GETTING THE BASICS RIGHT
When choosing the lighting for a mood setting, it is important to consider subjective requirements—namely ambient light, natural light, location (indoor or outdoor), shadows, changing light—to make sure the scene pops out with a cinematic look and feel. All of these aspects add value to a scene and each has to be determined beforehand. It is also imperative to understand the environment one is working in. Different projects require different lighting; be that an interview, or a close-up shot, a shot outdoors, or with multiple subjects involved, for example. The natural light available is important to consider if one is working directly outdoors, or in an enclosed space, or space with limited light from windows. These considerations are the building blocks in adjusting the space to create fitting and appropriate light to work with. The lighting requirement for an interview would vary largely from that required for an outdoor day shot, for instance.
Few production tools have a more profound an effect on a television/film than the set lighting. If one needs to enhance the mood, focus attention, and enable the audience to clearly see what you want them to see—effective lighting is the answer.
Three point lighting
The key light, fill light and backlight make up the three point setup. The key light is the primary light of any given scene. It is the most intense light which usually is used to illuminate the main subject. It is kept at a distance from the camera to ensure the lighting doesn’t fall flat and featureless. The fill light illuminates the shadows that are created by the key light, and is placed on the opposite side of the key light. It is often less bright as compared to key light. It is important that the fill light does not create shadows of its own—is placed closer to the camera. The backlight hits the subject (for example, the actor) from behind is more often than not, used to demarcate the subject from its background. It is placed higher than the subject—this gives the subject more shape and depth. As an example, when sunlight is used as backlight, one can use a reflector to bounce the light at lesser intensity back on the actor. To create a silhouette, one can expose for the backlight whilst removing the key and fill lights. This three point setup is basic for anyone who wants to start right.

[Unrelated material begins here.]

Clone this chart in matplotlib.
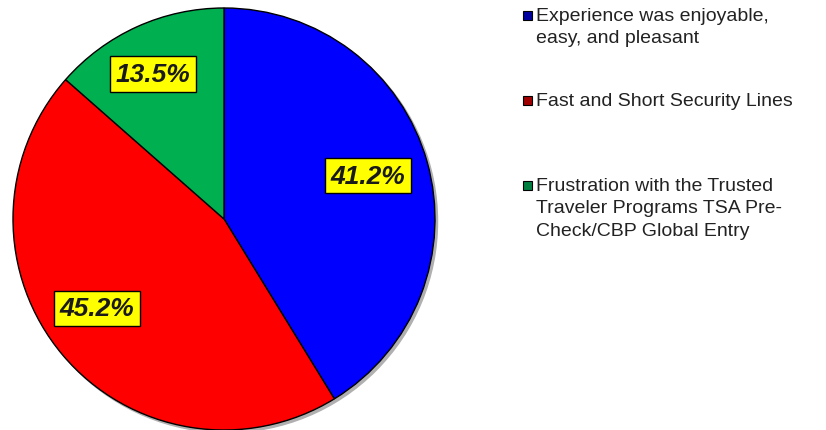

The sidelight is used to create a dramatic scene, wherein the light comes from the side parallel to the actor. The fill ratio should ideally be very small, to create a high-low contrast. This technique was extensively used during the film noir era of cinema.
Practical lighting is the use of regular, working light sources like lamps, candles, or even the TV in a given scene. These are usually intentionally added to create a cinematic night-time scene. It is used predominantly in Hollywood movies, for example the image from Goodfellas.
Any reflected light is called bounce, and the light in question can be reflected from anything like a ceiling, wall or a plain board.
When talking about how a scene should feel emotionally, one thing that is referenced frequently is how hard or soft the lighting should be. The hardness or softness of light concerns how large a light source is, and how it affects shadows on your subject. Soft light essentially comes from a large source—with little or no shadows at all. High key lighting involves scenes have no shadows and is brighter than usual. It is obtained by heightening the effect of key light and fill light. Diffused Lighting: Light diffusion is another aspect. It is a simple and cost-effective way of eliminating harsh shadows, outlines and diminishing light that otherwise may be too bright and overpowering on the set. Diffusion often is done by either shading the light with gels, or an opaque fabric. The materials used to make the diffusers are heat-resistant and are thus, safe for long exposure and close proximity to powerful studio lighting. This technique is especially useful when one wants to film a close-up of a conversation.
Conversely, smaller light sources, including bright sunlight, casts harsh and sharp shadows on the subject. Hard light is often not preferred—it needs to be diffused. Low key lighting technique involves minimising or totally wiping away fill light, so that the shot is intentionally shadowy. It is often used to evoke drama in a scary shot, in thrillers and horror movies. The image is dark and filled with shadows, and has a high lighting ratio. It works better when using a hard light source. In the kicker lighting technique, the back light hits the side of the subject’s face. It can create an angelic rim of light, while a very soft fill light keeps the face gently illuminated.
To use the practical lights that are already in a location and elevating and enhancing its effect to replicate practical lighting—is motivated lighting. For example, if the motivated source is a window, and the shoot runs into the evening while the story time remains in the day, motivated lighting helps increase and change lighting gels to match the earlier time.
This technique is to use the actual available light present on location—say, in a garden or the city lights on the streets of Mumbai.
Once one has all his lighting in place, we’d still need light meters and filters to ensure the lighting doesn’t overwhelm the camera equipment. Light meters assess the light intensity in a particular area on-camera and helps the camera operators to adjust their cameras accordingly. For example, if the shot requires the subject to be the point of focus, the foreground lighting should have to be brighter than the background lights. If one wants the subject cast in a darker light or shadow, a brighter background is needed. Light metering enables tweaking of these parameters to get that scene right.
One needs to ensure that the lighting is right first time around—it will mean less time in the editing room. On a set, lighting can be the most time consuming, but it is worth giving it the suitable consideration—making changes during filming will always be easier than in post-production, with limited changes possible. Technology has developed and adapted fittingly over the years, to the pace and demand of the film and TV industry. Lighting equipment, today, is more compact, cost-effective, accessible, specific to requirement, user-friendly, and customisable to encompass varied setups and moods.
There can be an incredible amount of equipment employed in any production, and this equipment is often heavy, fragile, and immobile. However, over time, products have evolved to become lighter and compact, ensuring a no-fuss movable lighting setup.